The U.S. Securities and Exchange Commission (SEC) said Tuesday it had not decided whether it will reply to Coinbase’s rulemaking petition. The Wall Street regulator said it anticipates requiring four months to respond potentially and that the lawsuit against the San Francisco-based exchange is not inconsistent with any decision on rulemaking.

SEC Requests For More Time To Respond To Coinbase’s Rulemaking Request

The U.S. SEC has said it needs 120 days to respond to Coinbase’s request that it adopt new rules and clarify which crypto assets should be regarded as securities.

In a June 13 filing, the Commission said it “has not decided what action to take on Coinbase’s rulemaking petition.”

This comes after the U.S. Court of Appeals for the Third Circuit’s judge Cheryl Ann Krause — who noted the SEC’s complaint filed last week — ordered the SEC to clarify its position on the rulemaking petition from Coinbase.
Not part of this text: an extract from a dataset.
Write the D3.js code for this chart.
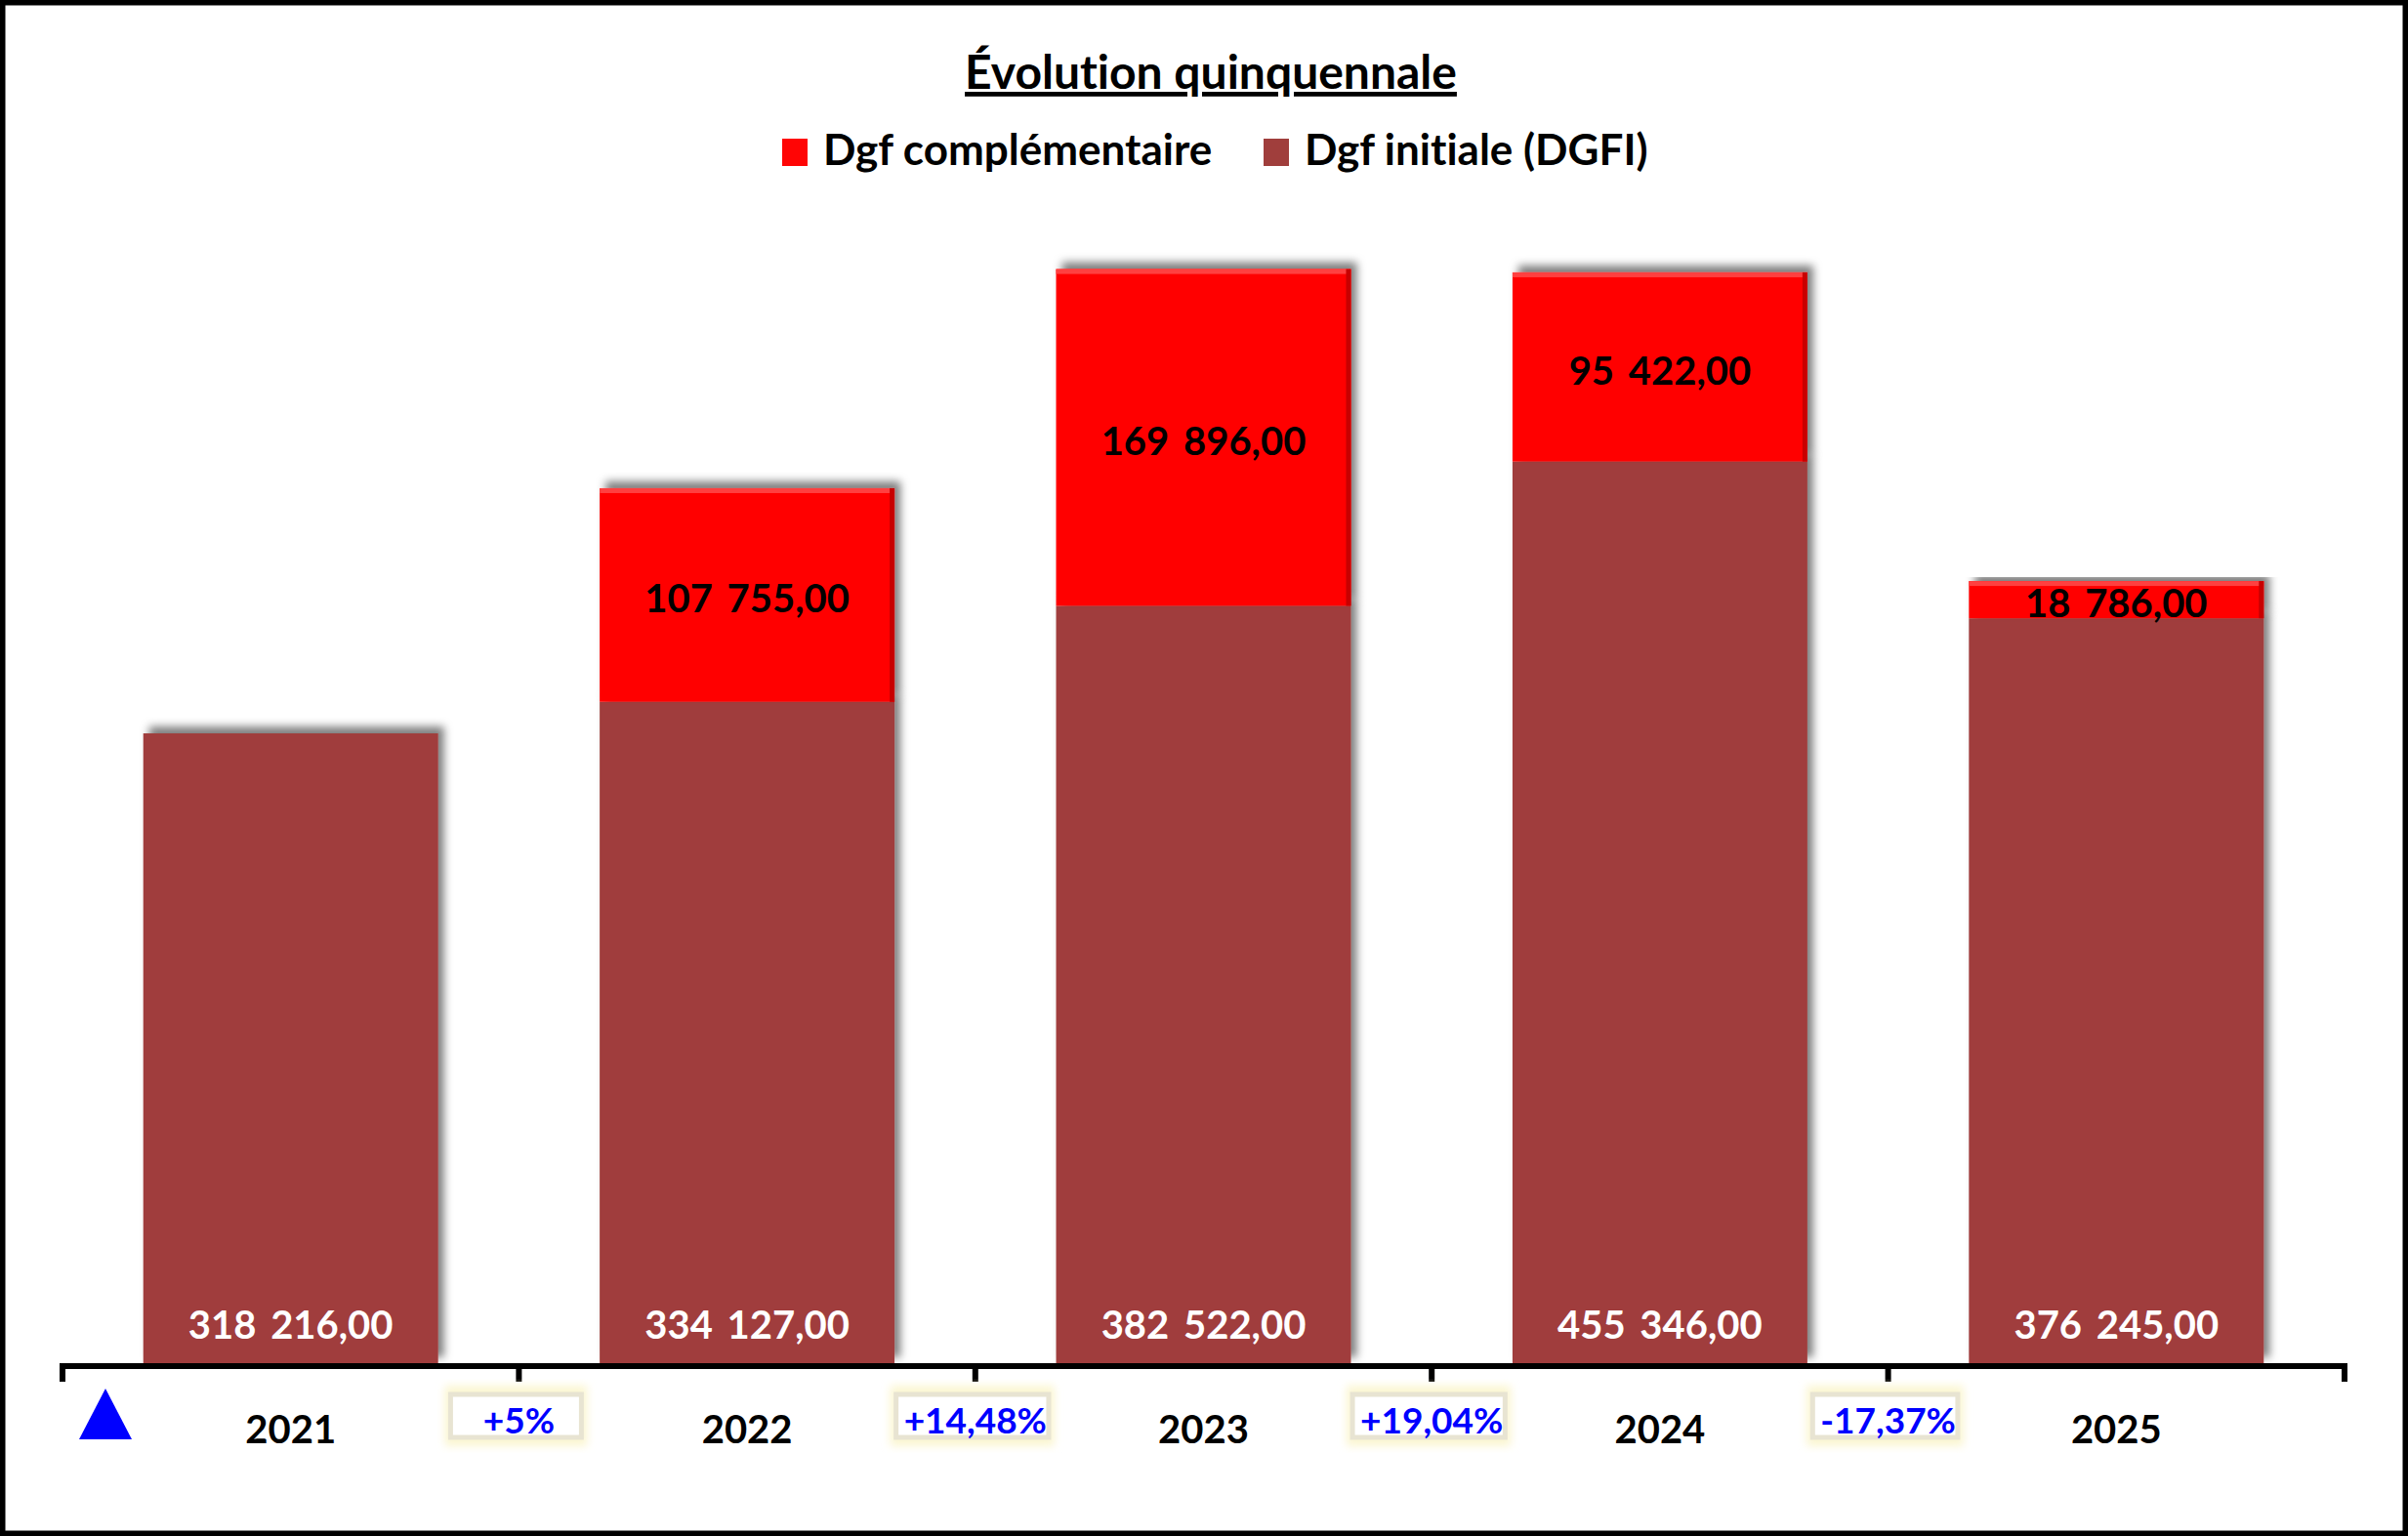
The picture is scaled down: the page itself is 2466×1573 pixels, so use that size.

Judge Cheryl ordered the SEC to explain within 7 days if it intends to decline Coinbase’s request, the reasons for such a decision, or a timeline of when it expects to come to a decision.

The SEC claimed Coinbase’s “extraordinary request” for a writ of mandamus has “no merit”. The securities regulator maintained that the mandamus petition should be rejected, but it thinks it will make a recommendation “within the next 120 days.” It has offered to provide the court with a status report by Oct. 11, 2023.

“Regardless of whether the Commission determines to undertake the rulemaking sought by Coinbase, a decision the Commission has yet to make, Coinbase — like everyone else — is bound by existing law,” the SEC filing stated. “And Coinbase is free to vigorously assert its position that it has not violated that law in the current enforcement action.”

Earlier last week, the SEC hit America’s largest digital asset exchange with a suit, alleging that it operated as an unregistered securities exchange for years and “elevated its interest in increasing its profits over investors’ interests.”

Paul Grewal, the Chief Legal Officer at Coinbase, slammed the SEC’s response in a tweet, saying the agency “ignore[d] the clear statements of the Chair that confirm they have no intent to issue new rules, and instead conflate the evidence of a decision those statements provide with an argument that the statements are themselves a decision,” adding that “they refuse to commit to any deadline despite the Court’s explicit order.”

What’s Coming Next?

The SEC’s legal battle with Coinbase is only part of a wider clampdown on the fast-growing crypto sector, steered by Chair Gary Gensler, who has on multiple occasions stated that all digital assets — excluding bitcoin — are securities.

A day before taking enforcement action against Coinbase, the regulator had struck Binance, its U.S. arm Binance.US, and CEO Changpeng “CZ” Zhao with 13 charges.

With the SEC’s response to Coinbase’s rulemaking petition not providing any clarity on the agency’s current stance, the crypto industry will continue to operate in an environment of legal uncertainty. This likely means a years-long litigation battle for Coinbase and Binance and an uncertain future for token projects mentioned in the two lawsuits.